— Start DATA RECORDS —

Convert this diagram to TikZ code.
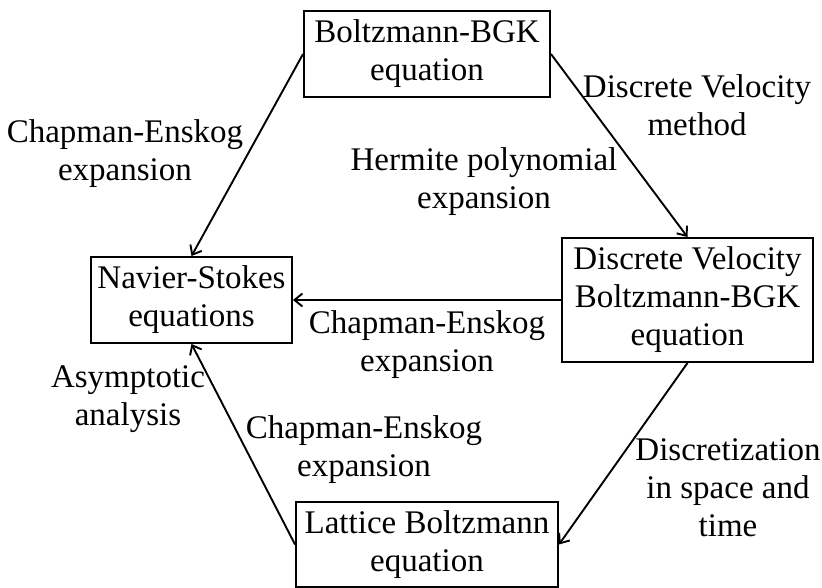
\documentclass[tikz,border=0pt]{standalone}
\usepackage{fontspec}
\setmainfont{Liberation Serif}
\usetikzlibrary{arrows.meta}
\newcommand{\taillef}{\fontsize{33}{38}\selectfont}

\begin{document}
\begin{tikzpicture}[x=1pt,y=-1pt,font=\taillef,line width=1.9pt,>={Straight Barb[length=8pt,width=13pt]}]
        \useasboundingbox (0,0) rectangle (822,588);
        \node[draw,align=center,minimum width=246pt,minimum height=86pt] (bgk) at (427,54) {Boltzmann-BGK\\ equation};
        \node[draw,align=center,minimum width=201pt,minimum height=86pt] (ns) at (191.5,300) {Navier-Stokes\\ equations};
        \node[draw,align=center,minimum width=251pt,minimum height=124pt] (dv) at (687.5,300) {Discrete Velocity\\ Boltzmann-BGK\\ equation};
        \node[draw,align=center,minimum width=262pt,minimum height=85pt] (lb) at (427,544.5) {Lattice Boltzmann\\ equation};
        \draw[->] (bgk.west) -- (ns.north);
        \node[align=center] (ce1) at (125,154) {Chapman-Enskog\\ expansion};
        \draw[->] (bgk.east) -- (dv.north);
        \node[align=center] (dvm) at (697,105) {Discrete Velocity\\ method};
        \node[align=center] (hpe) at (484,182) {Hermite polynomial\\ expansion};
        \draw[->] (dv.west) -- (ns.east);
        \node[align=center] (ce2) at (427,345) {Chapman-Enskog\\ expansion};
        \draw[->] (dv.south) -- (lb.east);
        \node[align=center] (dst) at (728,488) {Discretization\\ in space and\\ time};
        \draw[->] (lb.west) -- (ns.south);
        \node[align=center] (asy) at (128,399) {Asymptotic\\ analysis};
        \node[align=center] (ce3) at (364,450) {Chapman-Enskog\\ expansion};
      \end{tikzpicture}
\end{document}
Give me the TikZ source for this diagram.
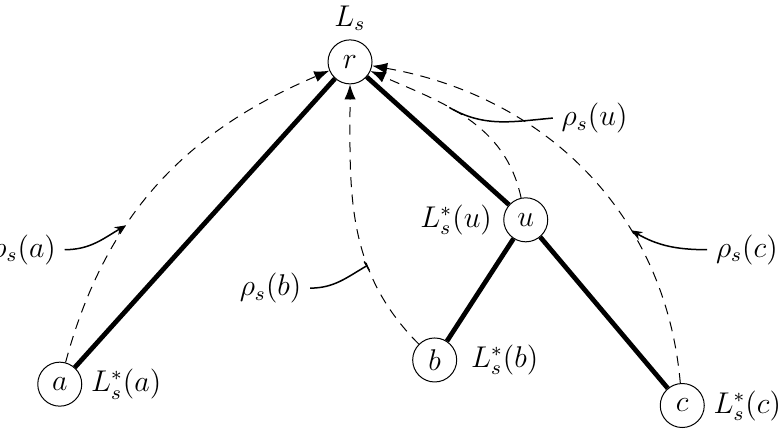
\documentclass[tikz,border=0pt]{standalone}
\usepackage{tikz}
\usetikzlibrary{arrows.meta, positioning}

\begin{document}
\begin{tikzpicture}[
      font=\large,
      vertex/.style={draw, circle, minimum size=17.6pt, inner sep=0pt},
      edge/.style={line width=1.9pt},
      flow/.style={dash pattern=on 4pt off 3pt, -{Latex[length=6pt, width=4.5pt]}},
      pointer/.style={semithick}
    ]
      \useasboundingbox (0,0) rectangle (11.02,6.07);
      % tree
      \node[vertex] (r) at (4.92,5.20) {$r$};
      \node[vertex] (a) at (0.84,0.67) {$a$};
      \node[vertex] (b) at (6.11,1.01) {$b$};
      \node[vertex] (u) at (7.39,2.98) {$u$};
      \node[vertex] (c) at (9.59,0.37) {$c$};
      \node[above=0pt of r] (Lr) {$L_s$};
      \node[right=0pt of a] (La) {$L^*_s(a)$};
      \node[right=2pt of b] (Lb) {$L^*_s(b)$};
      \node[left=1pt of u] (Lu) {$L^*_s(u)$};
      \node[right=0pt of c] (Lc) {$L^*_s(c)$};
      \draw[edge] (r) -- (a);
      \draw[edge] (r) -- (u);
      \draw[edge] (u) -- (b);
      \draw[edge] (u) -- (c);
      % paths back to the root
      \draw[flow] (a) to[out=75, in=203] coordinate[pos=0.36] (pa) (r);
      \draw[flow] (b) to[out=135, in=-90] coordinate[pos=0.34] (pb) (r);
      \draw[flow] (u) to[out=102, in=-24] coordinate[pos=0.6] (pu) (r);
      \draw[flow] (c) to[out=95, in=-10] coordinate[pos=0.335] (pc) (r);
      % labels of the paths
      \node[anchor=east] (ra) at (0.91,2.56) {$\rho_s(a)$};
      \node[anchor=east] (rb) at (4.36,2.02) {$\rho_s(b)$};
      \node[anchor=west] (ru) at (7.77,4.41) {$\rho_s(u)$};
      \node[anchor=west] (rc) at (9.94,2.56) {$\rho_s(c)$};
      \draw[pointer, -{Stealth[length=4.5pt, width=3.5pt]}] (ra.east) to[out=0, in=210] (pa);
      \draw[pointer, -{Bar[width=4pt]}] (rb.east) to[out=0, in=210] (pb);
      \draw[pointer] (ru.west) to[out=185, in=-30] (pu);
      \draw[pointer, -{Stealth[length=4.5pt, width=3.5pt]}] (rc.west) to[out=180, in=-30] (pc);
    \end{tikzpicture}
\end{document}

— End DATA RECORDS —

> YOUR OBJECTIVE
Reproduce the material word for word, minus the images.

> EXERCISE ANSWER
Convert this diagram to TikZ code.
\documentclass[tikz,border=0pt]{standalone}
\usepackage{fontspec}
\setmainfont{Liberation Serif}
\usetikzlibrary{arrows.meta}
\newcommand{\taillef}{\fontsize{33}{38}\selectfont}

\begin{document}
\begin{tikzpicture}[x=1pt,y=-1pt,font=\taillef,line width=1.9pt,>={Straight Barb[length=8pt,width=13pt]}]
        \useasboundingbox (0,0) rectangle (822,588);
        \node[draw,align=center,minimum width=246pt,minimum height=86pt] (bgk) at (427,54) {Boltzmann-BGK\\ equation};
        \node[draw,align=center,minimum width=201pt,minimum height=86pt] (ns) at (191.5,300) {Navier-Stokes\\ equations};
        \node[draw,align=center,minimum width=251pt,minimum height=124pt] (dv) at (687.5,300) {Discrete Velocity\\ Boltzmann-BGK\\ equation};
        \node[draw,align=center,minimum width=262pt,minimum height=85pt] (lb) at (427,544.5) {Lattice Boltzmann\\ equation};
        \draw[->] (bgk.west) -- (ns.north);
        \node[align=center] (ce1) at (125,154) {Chapman-Enskog\\ expansion};
        \draw[->] (bgk.east) -- (dv.north);
        \node[align=center] (dvm) at (697,105) {Discrete Velocity\\ method};
        \node[align=center] (hpe) at (484,182) {Hermite polynomial\\ expansion};
        \draw[->] (dv.west) -- (ns.east);
        \node[align=center] (ce2) at (427,345) {Chapman-Enskog\\ expansion};
        \draw[->] (dv.south) -- (lb.east);
        \node[align=center] (dst) at (728,488) {Discretization\\ in space and\\ time};
        \draw[->] (lb.west) -- (ns.south);
        \node[align=center] (asy) at (128,399) {Asymptotic\\ analysis};
        \node[align=center] (ce3) at (364,450) {Chapman-Enskog\\ expansion};
      \end{tikzpicture}
\end{document}
Give me the TikZ source for this diagram.
\documentclass[tikz,border=0pt]{standalone}
\usepackage{tikz}
\usetikzlibrary{arrows.meta, positioning}

\begin{document}
\begin{tikzpicture}[
      font=\large,
      vertex/.style={draw, circle, minimum size=17.6pt, inner sep=0pt},
      edge/.style={line width=1.9pt},
      flow/.style={dash pattern=on 4pt off 3pt, -{Latex[length=6pt, width=4.5pt]}},
      pointer/.style={semithick}
    ]
      \useasboundingbox (0,0) rectangle (11.02,6.07);
      % tree
      \node[vertex] (r) at (4.92,5.20) {$r$};
      \node[vertex] (a) at (0.84,0.67) {$a$};
      \node[vertex] (b) at (6.11,1.01) {$b$};
      \node[vertex] (u) at (7.39,2.98) {$u$};
      \node[vertex] (c) at (9.59,0.37) {$c$};
      \node[above=0pt of r] (Lr) {$L_s$};
      \node[right=0pt of a] (La) {$L^*_s(a)$};
      \node[right=2pt of b] (Lb) {$L^*_s(b)$};
      \node[left=1pt of u] (Lu) {$L^*_s(u)$};
      \node[right=0pt of c] (Lc) {$L^*_s(c)$};
      \draw[edge] (r) -- (a);
      \draw[edge] (r) -- (u);
      \draw[edge] (u) -- (b);
      \draw[edge] (u) -- (c);
      % paths back to the root
      \draw[flow] (a) to[out=75, in=203] coordinate[pos=0.36] (pa) (r);
      \draw[flow] (b) to[out=135, in=-90] coordinate[pos=0.34] (pb) (r);
      \draw[flow] (u) to[out=102, in=-24] coordinate[pos=0.6] (pu) (r);
      \draw[flow] (c) to[out=95, in=-10] coordinate[pos=0.335] (pc) (r);
      % labels of the paths
      \node[anchor=east] (ra) at (0.91,2.56) {$\rho_s(a)$};
      \node[anchor=east] (rb) at (4.36,2.02) {$\rho_s(b)$};
      \node[anchor=west] (ru) at (7.77,4.41) {$\rho_s(u)$};
      \node[anchor=west] (rc) at (9.94,2.56) {$\rho_s(c)$};
      \draw[pointer, -{Stealth[length=4.5pt, width=3.5pt]}] (ra.east) to[out=0, in=210] (pa);
      \draw[pointer, -{Bar[width=4pt]}] (rb.east) to[out=0, in=210] (pb);
      \draw[pointer] (ru.west) to[out=185, in=-30] (pu);
      \draw[pointer, -{Stealth[length=4.5pt, width=3.5pt]}] (rc.west) to[out=180, in=-30] (pc);
    \end{tikzpicture}
\end{document}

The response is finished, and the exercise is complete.